IN THIS SECTION
Optical Microfibre Devices and Sensors
In the last decade Nanotechnology has increasingly attracted researchers' attention and funding from all over the world.
Because of their unique physical and optical properties and their easy interconnection to fiberised components, optical fibre nanowires provide an exclusive way to connect the optical fibre world with nanotechnology.
The OMDS group studies the properties of nano-/micro-wires and their exploitation in devices and sensors, which can find applications in biology, medicine, optics, sub-wavelength imaging, high power fibre lasers, industrial safety and security.
Fabrication of passive and active UV transparent fibres
Supervisor: Dr Gilberto Brambilla
Co-Supervisor: Jayanta Sahu, David Richardson, Shaif-ul Alam
Optical fibre lasers offer significant benefits in comparison to other laser sources, such as extremely low thermal lensing, extraordinarily good beam quality and a very high wall-plug efficiency. The increasing deployment of high power fibre lasers in manufacturing can substantially improve energy consumption and system reliability.

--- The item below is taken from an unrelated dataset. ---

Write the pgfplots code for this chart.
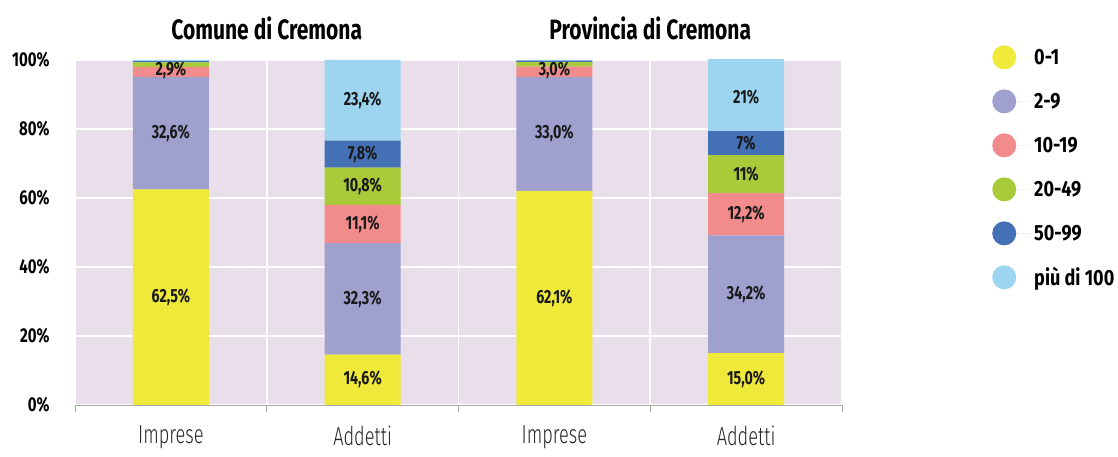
\documentclass[border=0pt]{standalone}
\usepackage{fontspec}
\setmainfont{Fira Sans}[FakeStretch=0.75]
\newfontfamily\lightfont{Fira Sans Light}[FakeStretch=0.7]
\newfontfamily\legfont{Fira Sans}[FakeStretch=0.82]
\usepackage{pgfplots}
\pgfplotsset{compat=1.18}
\definecolor{cA}{HTML}{EFEA3A}
\definecolor{cB}{HTML}{9FA0CE}
\definecolor{cC}{HTML}{F28C8C}
\definecolor{cD}{HTML}{A9CB3A}
\definecolor{cE}{HTML}{4470B5}
\definecolor{cF}{HTML}{9DD5F0}
\definecolor{bgc}{HTML}{E9DFEB}
\definecolor{axgray}{HTML}{A8A8A8}
\pgfplotsset{
  circ legend/.style={legend image code/.code={\fill[##1,draw=none] (12pt,0pt) circle (12pt);\path (0pt,0pt) -- (40pt,0pt);}},
  common/.style={scale only axis, width=767pt, height=345pt,
    xmin=-0.5, xmax=3.5, ymin=0, ymax=100},
}
\begin{document}
\begin{tikzpicture}
\path (-75pt,-52pt) rectangle (1043pt,405pt);
\begin{axis}[common,
  ybar stacked, bar width=76pt,
  axis background/.style={fill=bgc},
  axis lines*=left,
  axis line style={draw=axgray, line width=0.8pt},
  xtick={0,1,2,3}, xticklabels={Imprese,Addetti,Imprese,Addetti},
  x tick label style={font=\lightfont\fontsize{26}{26}\selectfont, text=black!85, yshift=-17pt},
  xtick style={draw=none},
  extra x ticks={-0.5,0.5,1.5,2.5,3.5},
  extra x tick labels={},
  extra x tick style={grid=major, xtick style={draw=axgray, line width=0.8pt}, major tick length=7pt, tick align=outside},
  ytick={0,20,40,60,80,100},
  ymajorgrids,
  major grid style={draw=white, line width=1.6pt},
  ytick style={draw=none},
  yticklabel={\pgfmathprintnumber{\tick}\%},
  y tick label style={font=\bfseries\fontsize{20}{20}\selectfont, xshift=-22pt},
  /pgf/number format/assume math mode=true,
  legend style={at={(1.1956,1.043)}, anchor=north west, draw=none, fill=none,
    font=\legfont\bfseries\fontsize{22}{22}\selectfont, row sep=20pt, inner sep=0pt},
  legend cell align=left,
]
\addplot[fill=cA, draw=none, circ legend] coordinates {(0,62.5) (1,14.6) (2,62.1) (3,15.0)};
\addplot[fill=cB, draw=none, circ legend] coordinates {(0,32.6) (1,32.3) (2,33.0) (3,34.2)};
\addplot[fill=cC, draw=none, circ legend] coordinates {(0,2.9) (1,11.1) (2,3.0) (3,12.2)};
\addplot[fill=cD, draw=none, circ legend] coordinates {(0,1.3) (1,10.8) (2,1.3) (3,11.0)};
\addplot[fill=cE, draw=none, circ legend] coordinates {(0,0.4) (1,7.8) (2,0.4) (3,7.0)};
\addplot[fill=cF, draw=none, circ legend] coordinates {(0,0.3) (1,23.4) (2,0.2) (3,21.0)};
\legend{0-1,2-9,10-19,20-49,50-99,più di 100}
\end{axis}
\begin{axis}[common, hide axis, clip=false,
  nodes near coords, point meta=explicit symbolic,
  every node near coord/.append style={anchor=center, font=\bfseries\fontsize{19}{19}\selectfont, text=black!90},
]
\addplot[draw=none] coordinates {
 (0,31.25) [62,5\%] (0,78.8) [32,6\%] (0,97.0) [2,9\%]
 (1,7.3) [14,6\%] (1,30.75) [32,3\%] (1,52.45) [11,1\%] (1,63.4) [10,8\%] (1,72.7) [7,8\%] (1,88.3) [23,4\%]
 (2,31.05) [62,1\%] (2,78.6) [33,0\%] (2,97.0) [3,0\%]
 (3,7.5) [15,0\%] (3,32.1) [34,2\%] (3,55.3) [12,2\%] (3,66.9) [11\%] (3,75.9) [7\%] (3,89.3) [21\%]
};
\node[font=\bfseries\fontsize{28}{28}\selectfont] at (axis cs:0.5,100) [yshift=32pt] {Comune di Cremona};
\node[font=\bfseries\fontsize{28}{28}\selectfont] at (axis cs:2.5,100) [yshift=32pt] {Provincia di Cremona};
\end{axis}
\end{tikzpicture}
\end{document}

To date high power fibre lasers have only been manufactured in the near-IR – exploiting the excellent spectroscopic properties of rare earth ions in a silica glass matrix. The challenge has now moved on and is to extend the wavelength coverage accessible from fibre systems to the mid- and far-ultraviolet (UV). This will be pursued by a new fibre laser system using UV transparent fibres doped with rare earths and a two-photon pump scheme with a visible/near-IR laser.
This project directly addresses this challenge, and spans from the manufacture of specialty silica fibres transparent in the UV to fibres doped with novel lasing elements, to the design of fiberized laser pumps, to their combination in suitable systems to produce a new generation of affordable high performance lasers operating in the UV.
This project will involve collaborations with the high power fibre laser group and the fibre fabrication group.